In case you ever land in this situation -- or better still, if you want to pre-empt it -- here's what you can do to figure out a challenging client's writing preferences.

(1) Find out who your client admires -- Ask for writing samples from third-party or internal sources that the client likes. These may be from a company the client admires or the work of a favorite internal writer. Most people can’t articulate their preferences, but they know what they like when they see it.

(2) Study a body of tracked changes -- Gather three to five samples of this person’s tracked changes and look for patterns.

(3) Analyze in three specific categories: (a) discretionary vocabulary, (b) sentence structure and (c) content decisions. (That’s for starters. When I dive into these, I tend to find more categories specific to the client.)

(a) Discretionary vocabulary –
Does your client prefer international, global or worldwide? They all mean the same thing, right? Does he like meet, need and look better than assemble, require and appear? Again, same meaning, different words.

But to him, one set sounds right and the other doesn't. He can't tell you why. For most of us, it's a natural inclination to want writing that we are editing to sound similar to the syntax and connotation that matches the voice we hear in our head when we read. Most of us don't realize that we have these personal biases.

Does your client choose customer retention over customer loyalty, dramatically over highly, and stimulate over fuel?

Make a list of words that potentially could have been interchangeable with other words of similar meaning. Analyze them.

Some people have biases for particular sounds – like the “uhl” sounds in loyal, highly and fuel. I can't tell you why, just that I've observed it.

Some insist on generic college words (Latinate) like establish, initiate, consolidate and examine, while others prefer plain words (Anglo-Saxon) like set up, start, join and find. I know of one individual who likes Latinate verbs but poetic Anglo-Saxon kicks at the ends of sentences: “….consolidate ….initiate… cash in on the car’s cachet.”

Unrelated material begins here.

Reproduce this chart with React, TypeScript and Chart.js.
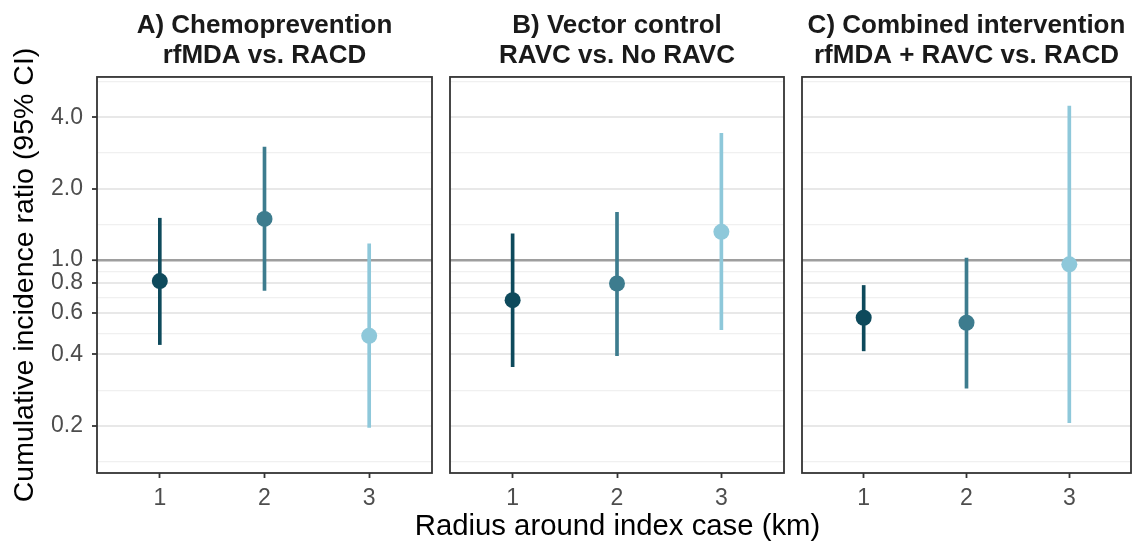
import React, { useEffect, useRef } from 'react';
import { Chart, registerables } from 'chart.js';

Chart.register(...registerables);

// ---------- data ----------
const radii = [1, 2, 3];
const xTickLabels = ['1', '2', '3'];

const titleA = ['A) Chemoprevention', 'rfMDA vs. RACD'];
const titleB = ['B) Vector control', 'RAVC vs. No RAVC'];
const titleC = ['C) Combined intervention', 'rfMDA + RAVC vs. RACD'];

const estA = [0.815, 1.49, 0.479];
const lowA = [0.44, 0.744, 0.197];
const highA = [1.5, 2.99, 1.169];

const estB = [0.677, 0.796, 1.314];
const lowB = [0.355, 0.395, 0.508];
const highB = [1.289, 1.588, 3.42];

const estC = [0.571, 0.544, 0.959];
const lowC = [0.414, 0.288, 0.206];
const highC = [0.781, 1.02, 4.45];

const radiusColors = ['#0e4a5c', '#3d7c8e', '#8ec8da'];

const yMajorTicks = [0.2, 0.4, 0.6, 0.8, 1.0, 2.0, 4.0];
const yMinorTicks = [0.1414, 0.2828, 0.4899, 0.6928, 0.8944, 1.4142, 2.8284, 5.6569];
const yTickLabels = ['0.2', '0.4', '0.6', '0.8', '1.0', '2.0', '4.0'];
const yMin = 0.1265;
const yMax = 5.91;
const refValue = 1.0;

const yTitle = 'Cumulative incidence ratio (95% CI)';
const xTitle = 'Radius around index case (km)';

const FONT = '"Liberation Sans", Arial, Helvetica, sans-serif';
Chart.defaults.font.family = FONT;

const near = (a: number, b: number) => Math.abs(a - b) < 1e-6;
const majorIndex = (v: number) => yMajorTicks.findIndex((m) => near(m, v));

const framePlugin = {
  id: 'panelFrame',
  afterDatasetsDraw(chart: any) {
    const { ctx, chartArea } = chart;
    const { left, top, right, bottom } = chartArea;
    ctx.save();
    ctx.strokeStyle = '#333333';
    ctx.lineWidth = 1.8;
    ctx.strokeRect(left, top, right - left, bottom - top);
    ctx.restore();
  },
};

type PanelProps = {
  title: string[];
  est: number[];
  low: number[];
  high: number[];
  left: number;
  width: number;
  yAxisWidth: number;
  padRight: number;
  showY: boolean;
};

function Panel({ title, est, low, high, left, width, yAxisWidth, padRight, showY }: PanelProps) {
  const ref = useRef<HTMLCanvasElement | null>(null);
  useEffect(() => {
    if (!ref.current) return;
    const allY = [...yMajorTicks, ...yMinorTicks].sort((a, b) => a - b);
    const chart = new Chart(ref.current, {
      type: 'bar',
      data: {
        datasets: [
          {
            type: 'line',
            data: radii.map((r, i) => ({ x: r, y: est[i] })),
            showLine: false,
            pointRadius: 8,
            pointHoverRadius: 8,
            pointBackgroundColor: radiusColors,
            pointBorderColor: radiusColors,
            pointBorderWidth: 0,
            order: 0,
          } as any,
          {
            type: 'bar',
            data: radii.map((r, i) => ({ x: r, y: [low[i], high[i]] })),
            backgroundColor: radiusColors,
            borderWidth: 0,
            barThickness: 3,
            order: 1,
          } as any,
        ],
      },
      options: {
        animation: false,
        responsive: false,
        maintainAspectRatio: false,
        events: [],
        layout: { padding: { left: 0, right: padRight, top: 0, bottom: 0 } },
        plugins: {
          legend: { display: false },
          tooltip: { enabled: false },
          title: {
            display: true,
            fullSize: false,
            text: title,
            color: '#1a1a1a',
            font: { size: 26, weight: 'bold', lineHeight: 1.13, family: FONT },
            padding: { top: 11.5, bottom: 6.7 },
          },
        },
        scales: {
          x: {
            type: 'linear',
            min: 0.4,
            max: 3.6,
            offset: false,
            afterBuildTicks: (s: any) => {
              s.ticks = radii.map((v) => ({ value: v }));
            },
            afterFit: (s: any) => {
              s.height = 71;
            },
            grid: {
              offset: false,
              drawOnChartArea: false,
              drawTicks: true,
              tickLength: 5,
              tickColor: '#333333',
              tickWidth: 1.8,
            },
            border: { display: false },
            ticks: {
              color: '#4d4d4d',
              font: { size: 23, family: FONT },
              padding: 7,
              autoSkip: false,
              maxRotation: 0,
              callback: (v: any) => {
                const i = radii.indexOf(Number(v));
                return i >= 0 ? xTickLabels[i] : '';
              },
            },
          },
          y: {
            type: 'logarithmic',
            min: yMin,
            max: yMax,
            afterBuildTicks: (s: any) => {
              s.ticks = allY.map((v) => ({ value: v }));
            },
            afterFit: (s: any) => {
              s.width = yAxisWidth;
            },
            grid: {
              drawTicks: showY,
              tickLength: 5,
              tickWidth: 1.8,
              tickColor: (c: any) =>
                c.tick && majorIndex(c.tick.value) >= 0 ? '#333333' : 'rgba(0,0,0,0)',
              color: (c: any) => {
                const v = c.tick ? c.tick.value : 0;
                if (near(v, refValue)) return '#9e9e9e';
                return majorIndex(v) >= 0 ? '#e8e8e8' : '#f0f0f0';
              },
              lineWidth: (c: any) => {
                const v = c.tick ? c.tick.value : 0;
                if (near(v, refValue)) return 2.4;
                return majorIndex(v) >= 0 ? 2 : 1.2;
              },
            },
            border: { display: false },
            ticks: {
              display: showY,
              color: '#4d4d4d',
              font: { size: 23, family: FONT },
              padding: 9,
              autoSkip: false,
              callback: (v: any) => {
                const i = majorIndex(Number(v));
                return i >= 0 ? yTickLabels[i] : '';
              },
            },
            title: {
              display: showY,
              text: yTitle,
              color: '#000000',
              font: { size: 28.5, family: FONT },
              padding: { top: 8, bottom: 0 },
            },
          },
        },
      } as any,
      plugins: [framePlugin],
    });
    return () => chart.destroy();
  }, []);
  return (
    <canvas
      ref={ref}
      width={width}
      height={544}
      style={{ position: 'absolute', left, top: 0, width, height: 544 }}
    />
  );
}

export default function App() {
  return (
    <div
      style={{
        position: 'fixed',
        left: 0,
        top: 0,
        width: 1139,
        height: 544,
        background: '#ffffff',
        overflow: 'hidden',
      }}
    >
      <Panel title={titleA} est={estA} low={lowA} high={highA} left={0} width={440} yAxisWidth={97} padRight={6} showY={true} />
      <Panel title={titleB} est={estB} low={lowB} high={highB} left={440} width={352} yAxisWidth={10} padRight={6} showY={false} />
      <Panel title={titleC} est={estC} low={lowC} high={highC} left={792} width={347} yAxisWidth={10} padRight={1} showY={false} />
      <div
        style={{
          position: 'absolute',
          left: 97,
          width: 1041,
          top: 507,
          textAlign: 'center',
          font: `29.3px ${FONT}`,
          lineHeight: '36px',
          color: '#000000',
          whiteSpace: 'nowrap',
        }}
      >
        {xTitle}
      </div>
    </div>
  );
}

If you detect an underlying core image, it may be easier to guess which discretionary words will be the best fit. Your client won’t realize how deliberately you made your choice; he’ll just feel comfortable reading what you wrote and won’t know why.

One company’s preferred vocabulary reminds me of music from the 1968 sci-fi classic “2001: A Space Odyssey.” It’s transcendent and expansive – freed from the limitations of, future generations, legendary.

Another emphasizes comparison (double the capacity, aggressive development milestones, outperform, minimal) and perspective (in a roundup of five, range from, longstanding, latest).

One reminds me of a race car: speed, accelerate, perform, grab, win, spin, stop.

(b) Sentence structure –
I know of at least one individual who systematically deletes all introductory clauses without fail. Meanwhile, others insist on them: “At a time when people are traveling more than ever (comma)” or “Demonstrating the popularity of mobile devices (comma).”

One company likes a rhythm of fours instead of the usual rhythm of threes, as in “apples, oranges, bananas and pears” versus “apples, oranges and bananas.”

I know of a company that deletes adjectives, except for certain ones immediately in front of product names – and nowhere else. This company mostly writes with strong verbs highly recommended). Many people do just the opposite. They mostly write with jazzy nouns (and quiet verbs like is, has, do), and love adjectives everywhere.

I know of a veteran professional communicator with an engineer’s love for efficiency but none for colloquialisms. So it’s “enables remote PC access” not “so users can connect to their PC while away from the office.” Another company with similar products prefers just the opposite.

(c) Content choices –
Some companies like to make explicit statements about business strategy in product announcements. Others stick to specs and features. A few (the ones that win awards and get talked about) emphasize social context. (Everyone agrees on emphasizing benefits.)

Once you’ve got these kinds of lists in front of you, the problem is no longer mysterious. You can create a cheat sheet for everyone on the team to use.